Information supplied:
◇ ◇ ◇ ◇ ◇ ◇ ◇

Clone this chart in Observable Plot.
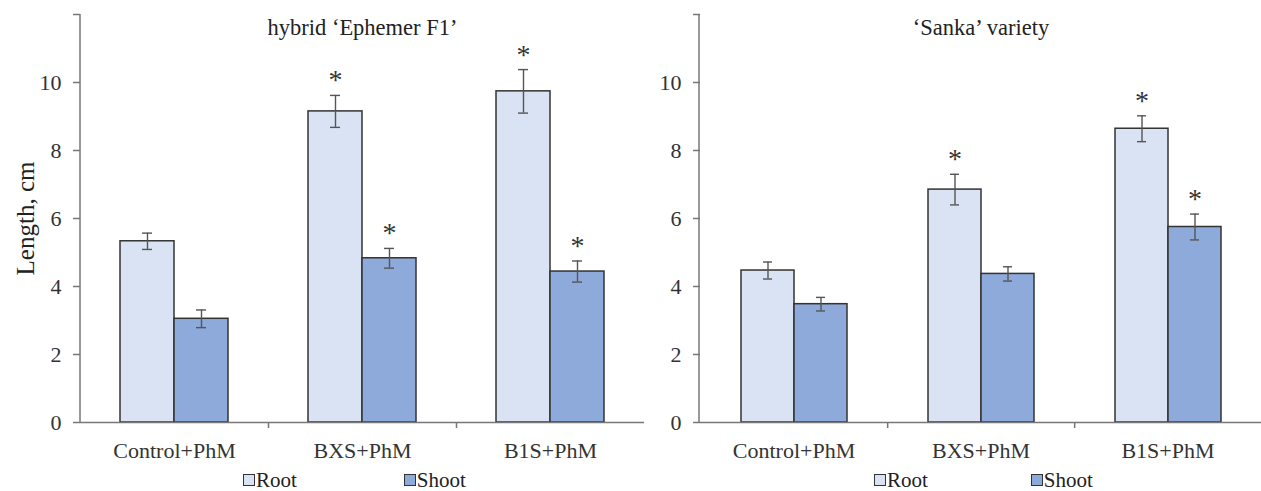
<!DOCTYPE html>
<html>
<head>
<meta charset="utf-8">
<script src="https://cdn.jsdelivr.net/npm/d3@7"></script>
<script src="https://cdn.jsdelivr.net/npm/@observablehq/plot@0.6"></script>
<style>
  html, body { margin: 0; padding: 0; background: #fff; }
  body { width: 1261px; height: 491px; overflow: hidden; font-family: "Liberation Serif", "Times New Roman", serif; color: #222; }
  #wrap { display: flex; flex-direction: row; }
  .panel { display: flex; flex-direction: column; }
  .legend { display: flex; flex-direction: row; align-items: center; font-size: 21px; height: 20px; line-height: 20px; margin-top: 4px; }
  .item { display: flex; align-items: center; }
  .sw { width: 10px; height: 10px; border: 1px solid #333; margin-right: 1px; }
</style>
</head>
<body>
<div id="wrap"></div>
<script>
const categories = ["Control+PhM", "BXS+PhM", "B1S+PhM"];
const series = ["Root", "Shoot"];
const titles = ["hybrid \u2018Ephemer F1\u2019", "\u2018Sanka\u2019 variety"];
const yTicks = [0, 2, 4, 6, 8, 10, 12];
const yTickLabels = ["0", "2", "4", "6", "8", "10", ""];
const yLabel = "Length, cm";

// Panel 1: hybrid 'Ephemer F1'
const ephemerRoot = [5.33, 9.15, 9.74];
const ephemerRootErr = [0.24, 0.47, 0.64];
const ephemerShoot = [3.05, 4.83, 4.44];
const ephemerShootErr = [0.26, 0.29, 0.31];
const ephemerRootSig = [false, true, true];
const ephemerShootSig = [false, true, true];

// Panel 2: 'Sanka' variety
const sankaRoot = [4.47, 6.85, 8.64];
const sankaRootErr = [0.25, 0.45, 0.38];
const sankaShoot = [3.48, 4.37, 5.75];
const sankaShootErr = [0.20, 0.21, 0.38];
const sankaRootSig = [false, true, true];
const sankaShootSig = [false, false, true];

const colors = {Root: "#dae3f3", Shoot: "#8eaadb"};
const FONT = "'Liberation Serif', 'Times New Roman', serif";

function rows(root, rootErr, rootSig, shoot, shootErr, shootSig) {
  const out = [];
  categories.forEach((c, i) => {
    out.push({cat: c, s: "Root", v: root[i], e: rootErr[i], sig: rootSig[i]});
    out.push({cat: c, s: "Shoot", v: shoot[i], e: shootErr[i], sig: shootSig[i]});
  });
  return out;
}

function panel(data, title, opts) {
  const {width, marginLeft, marginRight, showLabel} = opts;
  const height = 466;
  const marginTop = 14, marginBottom = 44;
  const band = (width - marginLeft - marginRight) / categories.length;
  const marks = [
    Plot.barY(data, {fx: "cat", x: "s", y: "v", fill: d => colors[d.s], stroke: "#333", strokeWidth: 1.5}),
    Plot.ruleX(data, {fx: "cat", x: "s", y1: d => d.v - d.e, y2: d => d.v + d.e, stroke: "#555", strokeWidth: 1.4}),
    Plot.tickY(data, {fx: "cat", x: "s", y: d => d.v + d.e, stroke: "#555", strokeWidth: 1.4, insetLeft: 22, insetRight: 22}),
    Plot.tickY(data, {fx: "cat", x: "s", y: d => d.v - d.e, stroke: "#555", strokeWidth: 1.4, insetLeft: 22, insetRight: 22}),
    Plot.text(data.filter(d => d.sig), {fx: "cat", x: "s", y: d => d.v + d.e, text: () => "*", fontSize: 28, fontFamily: FONT, fill: "#333", dy: -15}),
    Plot.ruleY([0], {stroke: "#777", strokeWidth: 1.5}),
    Plot.axisY({ticks: yTicks, tickFormat: (d) => yTickLabels[yTicks.indexOf(d)], tickSize: 7, tickPadding: 12, fontSize: 22, fontFamily: FONT, stroke: "#777", strokeWidth: 1.5, color: "#333", label: null}),
    Plot.axisFx({anchor: "bottom", tickSize: 0, tickPadding: 20, fontSize: 22, fontFamily: FONT, color: "#333", label: null}),
    Plot.axisFx({anchor: "bottom", ticks: categories.slice(0, categories.length - 1), tickSize: 6, tickFormat: () => "", dx: band / 2, stroke: "#777", strokeWidth: 1.5, label: null}),
    Plot.text([title], {fx: () => categories[1], frameAnchor: "top", dy: 5, fontSize: 22.5, fontFamily: FONT, fill: "#222"})
  ];
  if (showLabel) {
    marks.push(Plot.text([yLabel], {fx: () => categories[0], frameAnchor: "left", textAnchor: "middle", dx: -55, rotate: -90, fontSize: 25, fontFamily: FONT, fill: "#222"}));
  }
  const plot = Plot.plot({
    width, height, marginTop, marginBottom, marginLeft, marginRight,
    style: {fontFamily: FONT, background: "transparent", overflow: "visible"},
    fx: {domain: categories, padding: 0, axis: null},
    x: {domain: series, paddingInner: 0, paddingOuter: 0.74, axis: null},
    y: {domain: [0, 12], axis: null},
    marks
  });
  // vertical axis line drawn through the plot's own y scale
  const y = plot.scale("y");
  d3.select(plot).append("line")
    .attr("x1", marginLeft).attr("x2", marginLeft)
    .attr("y1", y.apply(y.domain[0])).attr("y2", y.apply(y.domain[1]))
    .attr("stroke", "#777").attr("stroke-width", 1.5);
  return plot;
}

function legend(offsetLeft, gap) {
  const div = document.createElement("div");
  div.className = "legend";
  div.style.marginLeft = offsetLeft + "px";
  series.forEach((s, i) => {
    const it = document.createElement("div");
    it.className = "item";
    if (i > 0) it.style.marginLeft = gap + "px";
    const sw = document.createElement("span");
    sw.className = "sw";
    sw.style.background = colors[s];
    const t = document.createElement("span");
    t.textContent = s;
    it.appendChild(sw); it.appendChild(t);
    div.appendChild(it);
  });
  return div;
}

const wrap = document.getElementById("wrap");
const p1 = document.createElement("div"); p1.className = "panel"; p1.style.width = "645px";
p1.appendChild(panel(rows(ephemerRoot, ephemerRootErr, ephemerRootSig, ephemerShoot, ephemerShootErr, ephemerShootSig), titles[0], {width: 645, marginLeft: 80, marginRight: 1, showLabel: true}));
p1.appendChild(legend(243, 107));
const p2 = document.createElement("div"); p2.className = "panel"; p2.style.width = "616px";
p2.appendChild(panel(rows(sankaRoot, sankaRootErr, sankaRootSig, sankaShoot, sankaShootErr, sankaShootSig), titles[1], {width: 616, marginLeft: 54, marginRight: 0, showLabel: false}));
p2.appendChild(legend(229, 103));
wrap.appendChild(p1); wrap.appendChild(p2);
</script>
</body>
</html>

◇ ◇ ◇ ◇ ◇ ◇ ◇

Challenge:
In your copy, leave out the pictures and reproduce the material above exactly.

Written solution:
Clone this chart in Observable Plot.
<!DOCTYPE html>
<html>
<head>
<meta charset="utf-8">
<script src="https://cdn.jsdelivr.net/npm/d3@7"></script>
<script src="https://cdn.jsdelivr.net/npm/@observablehq/plot@0.6"></script>
<style>
  html, body { margin: 0; padding: 0; background: #fff; }
  body { width: 1261px; height: 491px; overflow: hidden; font-family: "Liberation Serif", "Times New Roman", serif; color: #222; }
  #wrap { display: flex; flex-direction: row; }
  .panel { display: flex; flex-direction: column; }
  .legend { display: flex; flex-direction: row; align-items: center; font-size: 21px; height: 20px; line-height: 20px; margin-top: 4px; }
  .item { display: flex; align-items: center; }
  .sw { width: 10px; height: 10px; border: 1px solid #333; margin-right: 1px; }
</style>
</head>
<body>
<div id="wrap"></div>
<script>
const categories = ["Control+PhM", "BXS+PhM", "B1S+PhM"];
const series = ["Root", "Shoot"];
const titles = ["hybrid \u2018Ephemer F1\u2019", "\u2018Sanka\u2019 variety"];
const yTicks = [0, 2, 4, 6, 8, 10, 12];
const yTickLabels = ["0", "2", "4", "6", "8", "10", ""];
const yLabel = "Length, cm";

// Panel 1: hybrid 'Ephemer F1'
const ephemerRoot = [5.33, 9.15, 9.74];
const ephemerRootErr = [0.24, 0.47, 0.64];
const ephemerShoot = [3.05, 4.83, 4.44];
const ephemerShootErr = [0.26, 0.29, 0.31];
const ephemerRootSig = [false, true, true];
const ephemerShootSig = [false, true, true];

// Panel 2: 'Sanka' variety
const sankaRoot = [4.47, 6.85, 8.64];
const sankaRootErr = [0.25, 0.45, 0.38];
const sankaShoot = [3.48, 4.37, 5.75];
const sankaShootErr = [0.20, 0.21, 0.38];
const sankaRootSig = [false, true, true];
const sankaShootSig = [false, false, true];

const colors = {Root: "#dae3f3", Shoot: "#8eaadb"};
const FONT = "'Liberation Serif', 'Times New Roman', serif";

function rows(root, rootErr, rootSig, shoot, shootErr, shootSig) {
  const out = [];
  categories.forEach((c, i) => {
    out.push({cat: c, s: "Root", v: root[i], e: rootErr[i], sig: rootSig[i]});
    out.push({cat: c, s: "Shoot", v: shoot[i], e: shootErr[i], sig: shootSig[i]});
  });
  return out;
}

function panel(data, title, opts) {
  const {width, marginLeft, marginRight, showLabel} = opts;
  const height = 466;
  const marginTop = 14, marginBottom = 44;
  const band = (width - marginLeft - marginRight) / categories.length;
  const marks = [
    Plot.barY(data, {fx: "cat", x: "s", y: "v", fill: d => colors[d.s], stroke: "#333", strokeWidth: 1.5}),
    Plot.ruleX(data, {fx: "cat", x: "s", y1: d => d.v - d.e, y2: d => d.v + d.e, stroke: "#555", strokeWidth: 1.4}),
    Plot.tickY(data, {fx: "cat", x: "s", y: d => d.v + d.e, stroke: "#555", strokeWidth: 1.4, insetLeft: 22, insetRight: 22}),
    Plot.tickY(data, {fx: "cat", x: "s", y: d => d.v - d.e, stroke: "#555", strokeWidth: 1.4, insetLeft: 22, insetRight: 22}),
    Plot.text(data.filter(d => d.sig), {fx: "cat", x: "s", y: d => d.v + d.e, text: () => "*", fontSize: 28, fontFamily: FONT, fill: "#333", dy: -15}),
    Plot.ruleY([0], {stroke: "#777", strokeWidth: 1.5}),
    Plot.axisY({ticks: yTicks, tickFormat: (d) => yTickLabels[yTicks.indexOf(d)], tickSize: 7, tickPadding: 12, fontSize: 22, fontFamily: FONT, stroke: "#777", strokeWidth: 1.5, color: "#333", label: null}),
    Plot.axisFx({anchor: "bottom", tickSize: 0, tickPadding: 20, fontSize: 22, fontFamily: FONT, color: "#333", label: null}),
    Plot.axisFx({anchor: "bottom", ticks: categories.slice(0, categories.length - 1), tickSize: 6, tickFormat: () => "", dx: band / 2, stroke: "#777", strokeWidth: 1.5, label: null}),
    Plot.text([title], {fx: () => categories[1], frameAnchor: "top", dy: 5, fontSize: 22.5, fontFamily: FONT, fill: "#222"})
  ];
  if (showLabel) {
    marks.push(Plot.text([yLabel], {fx: () => categories[0], frameAnchor: "left", textAnchor: "middle", dx: -55, rotate: -90, fontSize: 25, fontFamily: FONT, fill: "#222"}));
  }
  const plot = Plot.plot({
    width, height, marginTop, marginBottom, marginLeft, marginRight,
    style: {fontFamily: FONT, background: "transparent", overflow: "visible"},
    fx: {domain: categories, padding: 0, axis: null},
    x: {domain: series, paddingInner: 0, paddingOuter: 0.74, axis: null},
    y: {domain: [0, 12], axis: null},
    marks
  });
  // vertical axis line drawn through the plot's own y scale
  const y = plot.scale("y");
  d3.select(plot).append("line")
    .attr("x1", marginLeft).attr("x2", marginLeft)
    .attr("y1", y.apply(y.domain[0])).attr("y2", y.apply(y.domain[1]))
    .attr("stroke", "#777").attr("stroke-width", 1.5);
  return plot;
}

function legend(offsetLeft, gap) {
  const div = document.createElement("div");
  div.className = "legend";
  div.style.marginLeft = offsetLeft + "px";
  series.forEach((s, i) => {
    const it = document.createElement("div");
    it.className = "item";
    if (i > 0) it.style.marginLeft = gap + "px";
    const sw = document.createElement("span");
    sw.className = "sw";
    sw.style.background = colors[s];
    const t = document.createElement("span");
    t.textContent = s;
    it.appendChild(sw); it.appendChild(t);
    div.appendChild(it);
  });
  return div;
}

const wrap = document.getElementById("wrap");
const p1 = document.createElement("div"); p1.className = "panel"; p1.style.width = "645px";
p1.appendChild(panel(rows(ephemerRoot, ephemerRootErr, ephemerRootSig, ephemerShoot, ephemerShootErr, ephemerShootSig), titles[0], {width: 645, marginLeft: 80, marginRight: 1, showLabel: true}));
p1.appendChild(legend(243, 107));
const p2 = document.createElement("div"); p2.className = "panel"; p2.style.width = "616px";
p2.appendChild(panel(rows(sankaRoot, sankaRootErr, sankaRootSig, sankaShoot, sankaShootErr, sankaShootSig), titles[1], {width: 616, marginLeft: 54, marginRight: 0, showLabel: false}));
p2.appendChild(legend(229, 103));
wrap.appendChild(p1); wrap.appendChild(p2);
</script>
</body>
</html>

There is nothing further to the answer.